Background and Challenge
A New Zealand financial services business that provides life insurance and some health insurance, investments and home loan products, was facing a rapidly changing regulatory environment focused on improving the quality of agent advice. In response, the company was looking to build a distribution strategy that would protect its market position.
Approach and Recommendations
L.E.K. Consulting was appointed to help the executive team develop a robust strategic response to regulatory change in its distribution channels. The project comprised of four modules of work:
- Assessment of the effectiveness of different channels
- Assessment of how the New Zealand market is likely to change
- Experience from similar change in overseas markets
- Strategy development
L.E.K. found that in both the U.K. and Australia, regulatory change that imposed a compliance and liability burden on a fragmented adviser channel led quickly to the growth of “network groups,” which offered training, liability protection and compliance platforms to advisers. While there are differences in NZ, the proposed regulation was expected to lead to a similar outcome, and in fact, there were already signs that this was occurring. L.E.K. recommended quick action to “lock-in” as many of the loyal dealer groups and IFAs as possible into a suite of compliance solutions.

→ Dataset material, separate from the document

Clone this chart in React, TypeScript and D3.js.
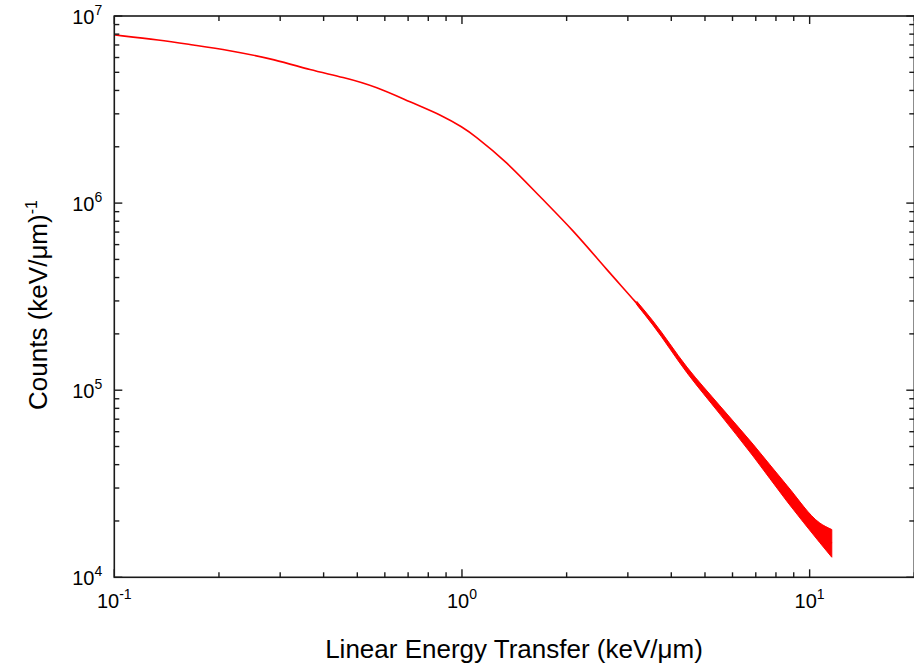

Additionally, the team recommended that the client acquire a “farming”-oriented dealer group to allow it to benefit from the customer books of the many smaller agencies expected to exit from the industry.
International experience also suggested that once the agents had fully absorbed the change and had become better able to meet compliance needs independently, the network groups would disband, but dealer groups would become increasingly important. Therefore, the client should prepare for greater integration with the larger dealer groups.
L.E.K. facilitated an extremely productive process of data-led strategy facilitation that led to a clear strategic map for the business for the next 4-5 years, and gave the executive team confidence to immediately instigate a series of initiatives aimed at providing its clients with a suite of services that “network groups” were likely to attempt to offer.